→ **Exercise instructions**
Retype the opening lines of the listing below, ending with the line that contains "import plotly.graph_objects as go", and leave out any pictures.

→ **Available data**

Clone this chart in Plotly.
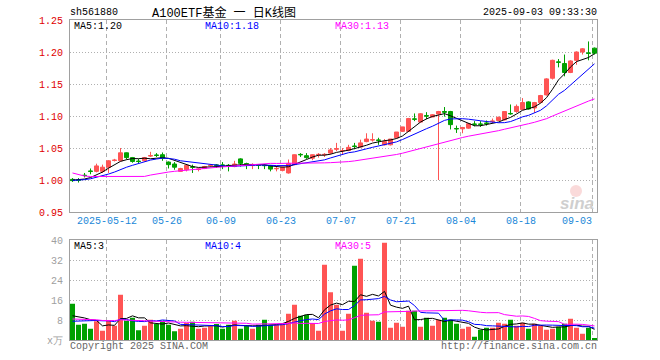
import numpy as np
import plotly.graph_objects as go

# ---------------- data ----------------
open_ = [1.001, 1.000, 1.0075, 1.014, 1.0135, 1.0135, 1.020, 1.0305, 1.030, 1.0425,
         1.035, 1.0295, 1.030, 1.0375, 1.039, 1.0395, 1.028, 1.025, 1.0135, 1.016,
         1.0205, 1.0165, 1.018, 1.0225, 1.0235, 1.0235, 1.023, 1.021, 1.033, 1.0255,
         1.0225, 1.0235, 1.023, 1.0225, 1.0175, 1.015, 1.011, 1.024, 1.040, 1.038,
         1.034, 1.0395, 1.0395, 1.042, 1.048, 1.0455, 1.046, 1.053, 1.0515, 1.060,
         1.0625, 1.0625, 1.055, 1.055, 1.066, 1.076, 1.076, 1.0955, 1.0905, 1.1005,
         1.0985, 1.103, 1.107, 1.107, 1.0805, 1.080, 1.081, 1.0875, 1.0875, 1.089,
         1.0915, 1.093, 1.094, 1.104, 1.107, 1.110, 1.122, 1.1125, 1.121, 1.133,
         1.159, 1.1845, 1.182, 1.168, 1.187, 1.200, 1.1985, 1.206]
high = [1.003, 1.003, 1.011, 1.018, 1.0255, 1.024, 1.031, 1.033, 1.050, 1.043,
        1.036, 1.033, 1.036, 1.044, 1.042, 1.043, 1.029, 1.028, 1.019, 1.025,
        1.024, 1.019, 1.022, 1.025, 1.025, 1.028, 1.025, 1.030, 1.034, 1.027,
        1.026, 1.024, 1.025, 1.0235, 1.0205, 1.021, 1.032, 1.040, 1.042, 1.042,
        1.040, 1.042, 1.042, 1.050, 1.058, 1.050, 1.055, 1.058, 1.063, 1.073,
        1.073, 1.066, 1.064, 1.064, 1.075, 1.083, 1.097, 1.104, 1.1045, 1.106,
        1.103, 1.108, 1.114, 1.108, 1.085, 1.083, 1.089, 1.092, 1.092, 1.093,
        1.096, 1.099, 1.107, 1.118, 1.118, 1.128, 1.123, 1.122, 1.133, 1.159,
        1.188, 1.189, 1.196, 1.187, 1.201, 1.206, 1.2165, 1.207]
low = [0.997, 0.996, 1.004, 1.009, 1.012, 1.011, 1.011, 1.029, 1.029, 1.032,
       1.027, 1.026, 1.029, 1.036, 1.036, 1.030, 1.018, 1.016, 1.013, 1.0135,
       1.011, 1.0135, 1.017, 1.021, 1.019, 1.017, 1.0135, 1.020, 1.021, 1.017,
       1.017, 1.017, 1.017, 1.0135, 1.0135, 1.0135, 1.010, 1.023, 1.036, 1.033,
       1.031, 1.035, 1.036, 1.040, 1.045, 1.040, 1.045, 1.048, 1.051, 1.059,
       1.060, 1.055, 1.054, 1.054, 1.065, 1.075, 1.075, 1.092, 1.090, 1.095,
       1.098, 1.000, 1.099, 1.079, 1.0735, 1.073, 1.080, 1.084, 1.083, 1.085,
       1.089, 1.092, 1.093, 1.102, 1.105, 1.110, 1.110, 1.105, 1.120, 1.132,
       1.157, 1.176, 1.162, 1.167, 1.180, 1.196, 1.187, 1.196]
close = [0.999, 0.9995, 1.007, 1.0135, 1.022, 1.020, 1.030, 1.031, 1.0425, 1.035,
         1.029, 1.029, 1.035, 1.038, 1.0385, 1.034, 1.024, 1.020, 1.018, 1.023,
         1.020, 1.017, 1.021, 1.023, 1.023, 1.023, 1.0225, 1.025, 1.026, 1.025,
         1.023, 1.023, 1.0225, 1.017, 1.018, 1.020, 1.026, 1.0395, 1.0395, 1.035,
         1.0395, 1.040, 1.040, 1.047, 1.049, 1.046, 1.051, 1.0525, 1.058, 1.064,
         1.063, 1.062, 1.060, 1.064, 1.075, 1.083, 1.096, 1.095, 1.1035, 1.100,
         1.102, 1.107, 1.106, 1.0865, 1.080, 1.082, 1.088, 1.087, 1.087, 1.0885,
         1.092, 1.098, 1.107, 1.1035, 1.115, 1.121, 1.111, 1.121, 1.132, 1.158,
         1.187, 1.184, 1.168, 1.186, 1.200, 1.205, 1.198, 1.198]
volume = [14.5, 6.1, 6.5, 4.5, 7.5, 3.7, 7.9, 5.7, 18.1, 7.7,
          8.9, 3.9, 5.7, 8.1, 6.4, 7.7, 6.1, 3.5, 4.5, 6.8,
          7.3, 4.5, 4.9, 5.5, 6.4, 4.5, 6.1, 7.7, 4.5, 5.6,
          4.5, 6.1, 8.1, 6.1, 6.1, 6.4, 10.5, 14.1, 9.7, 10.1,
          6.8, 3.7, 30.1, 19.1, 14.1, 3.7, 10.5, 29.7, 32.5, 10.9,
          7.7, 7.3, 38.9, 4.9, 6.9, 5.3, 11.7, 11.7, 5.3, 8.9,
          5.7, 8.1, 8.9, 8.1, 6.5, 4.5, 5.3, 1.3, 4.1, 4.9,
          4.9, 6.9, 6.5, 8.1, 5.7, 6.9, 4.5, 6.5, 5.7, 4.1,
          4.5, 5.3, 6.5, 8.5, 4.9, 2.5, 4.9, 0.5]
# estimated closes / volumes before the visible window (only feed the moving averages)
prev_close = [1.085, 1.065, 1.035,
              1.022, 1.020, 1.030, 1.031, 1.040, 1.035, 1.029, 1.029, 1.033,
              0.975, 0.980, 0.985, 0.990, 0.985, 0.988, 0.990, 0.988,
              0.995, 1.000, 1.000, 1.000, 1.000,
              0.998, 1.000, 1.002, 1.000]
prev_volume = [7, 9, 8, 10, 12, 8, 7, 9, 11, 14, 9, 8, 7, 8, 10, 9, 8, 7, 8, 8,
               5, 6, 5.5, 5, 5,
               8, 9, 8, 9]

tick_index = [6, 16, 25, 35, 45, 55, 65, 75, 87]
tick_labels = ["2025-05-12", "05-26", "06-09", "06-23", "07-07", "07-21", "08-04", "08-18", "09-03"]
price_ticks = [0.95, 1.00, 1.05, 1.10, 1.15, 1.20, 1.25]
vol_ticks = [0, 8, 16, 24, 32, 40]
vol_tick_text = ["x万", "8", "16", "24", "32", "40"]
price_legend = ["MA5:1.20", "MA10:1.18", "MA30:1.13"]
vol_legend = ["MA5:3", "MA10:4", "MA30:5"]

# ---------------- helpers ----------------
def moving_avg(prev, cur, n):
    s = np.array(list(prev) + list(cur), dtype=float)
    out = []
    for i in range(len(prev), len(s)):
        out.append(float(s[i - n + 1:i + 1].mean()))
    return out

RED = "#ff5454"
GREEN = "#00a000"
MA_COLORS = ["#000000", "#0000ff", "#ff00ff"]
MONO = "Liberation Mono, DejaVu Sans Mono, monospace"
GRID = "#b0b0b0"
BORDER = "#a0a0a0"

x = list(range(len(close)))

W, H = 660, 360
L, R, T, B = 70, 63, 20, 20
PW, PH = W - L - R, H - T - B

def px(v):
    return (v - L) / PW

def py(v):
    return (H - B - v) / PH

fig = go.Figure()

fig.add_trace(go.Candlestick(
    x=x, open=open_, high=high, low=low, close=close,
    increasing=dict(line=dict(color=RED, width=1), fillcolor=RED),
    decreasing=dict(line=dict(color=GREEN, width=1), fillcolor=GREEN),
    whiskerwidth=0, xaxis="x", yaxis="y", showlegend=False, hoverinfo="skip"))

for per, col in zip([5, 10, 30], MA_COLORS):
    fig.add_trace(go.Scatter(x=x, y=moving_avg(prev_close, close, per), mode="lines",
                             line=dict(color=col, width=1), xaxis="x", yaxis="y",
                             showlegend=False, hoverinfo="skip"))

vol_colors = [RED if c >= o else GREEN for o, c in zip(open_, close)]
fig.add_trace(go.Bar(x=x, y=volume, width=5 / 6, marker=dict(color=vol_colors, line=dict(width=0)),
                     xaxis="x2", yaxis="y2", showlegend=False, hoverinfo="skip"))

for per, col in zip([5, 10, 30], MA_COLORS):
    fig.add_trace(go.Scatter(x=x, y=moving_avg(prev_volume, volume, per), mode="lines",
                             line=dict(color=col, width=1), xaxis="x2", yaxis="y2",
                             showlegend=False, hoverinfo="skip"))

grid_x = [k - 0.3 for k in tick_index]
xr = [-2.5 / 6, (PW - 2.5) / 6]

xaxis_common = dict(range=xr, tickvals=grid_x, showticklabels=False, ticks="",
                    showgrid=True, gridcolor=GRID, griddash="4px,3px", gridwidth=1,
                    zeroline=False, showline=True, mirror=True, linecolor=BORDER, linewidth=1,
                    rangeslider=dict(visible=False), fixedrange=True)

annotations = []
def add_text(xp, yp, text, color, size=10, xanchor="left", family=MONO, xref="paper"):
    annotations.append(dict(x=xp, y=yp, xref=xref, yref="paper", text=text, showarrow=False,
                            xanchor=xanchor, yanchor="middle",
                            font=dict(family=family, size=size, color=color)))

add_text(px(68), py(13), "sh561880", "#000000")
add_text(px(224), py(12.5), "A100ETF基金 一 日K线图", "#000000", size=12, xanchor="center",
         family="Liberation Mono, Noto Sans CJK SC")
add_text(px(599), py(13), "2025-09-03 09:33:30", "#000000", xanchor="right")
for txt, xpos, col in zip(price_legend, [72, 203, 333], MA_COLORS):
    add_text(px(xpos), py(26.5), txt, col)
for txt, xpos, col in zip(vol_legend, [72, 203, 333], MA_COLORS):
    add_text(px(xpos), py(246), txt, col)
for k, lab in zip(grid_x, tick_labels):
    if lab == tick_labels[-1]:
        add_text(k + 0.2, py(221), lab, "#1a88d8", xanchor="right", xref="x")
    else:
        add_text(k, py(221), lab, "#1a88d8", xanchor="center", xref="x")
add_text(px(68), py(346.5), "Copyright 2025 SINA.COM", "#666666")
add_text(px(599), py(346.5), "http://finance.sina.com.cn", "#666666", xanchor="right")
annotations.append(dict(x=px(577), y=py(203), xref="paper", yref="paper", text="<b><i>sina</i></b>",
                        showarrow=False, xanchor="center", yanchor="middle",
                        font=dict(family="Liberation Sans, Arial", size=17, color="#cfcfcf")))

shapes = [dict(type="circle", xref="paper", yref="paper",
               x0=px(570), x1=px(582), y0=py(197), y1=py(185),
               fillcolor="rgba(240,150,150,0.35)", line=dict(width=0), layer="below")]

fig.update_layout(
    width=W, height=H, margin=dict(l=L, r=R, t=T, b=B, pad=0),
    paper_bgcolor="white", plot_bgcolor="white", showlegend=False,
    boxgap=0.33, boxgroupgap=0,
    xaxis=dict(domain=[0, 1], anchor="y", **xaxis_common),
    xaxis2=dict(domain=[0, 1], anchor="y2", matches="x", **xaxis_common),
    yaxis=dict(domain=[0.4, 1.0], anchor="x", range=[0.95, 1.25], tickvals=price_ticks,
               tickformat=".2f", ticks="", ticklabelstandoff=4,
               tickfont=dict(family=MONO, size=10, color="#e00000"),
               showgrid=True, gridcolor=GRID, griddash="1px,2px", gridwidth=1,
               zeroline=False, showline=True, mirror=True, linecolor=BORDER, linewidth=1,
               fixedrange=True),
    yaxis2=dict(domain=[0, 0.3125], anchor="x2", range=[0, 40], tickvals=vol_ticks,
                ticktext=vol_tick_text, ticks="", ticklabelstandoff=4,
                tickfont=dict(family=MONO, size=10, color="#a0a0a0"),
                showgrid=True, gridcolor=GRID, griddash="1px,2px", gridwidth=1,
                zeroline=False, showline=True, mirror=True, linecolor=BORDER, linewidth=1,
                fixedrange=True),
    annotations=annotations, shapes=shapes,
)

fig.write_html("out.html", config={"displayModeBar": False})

→ **Reply**
Clone this chart in Plotly.
import numpy as np
import plotly.graph_objects as go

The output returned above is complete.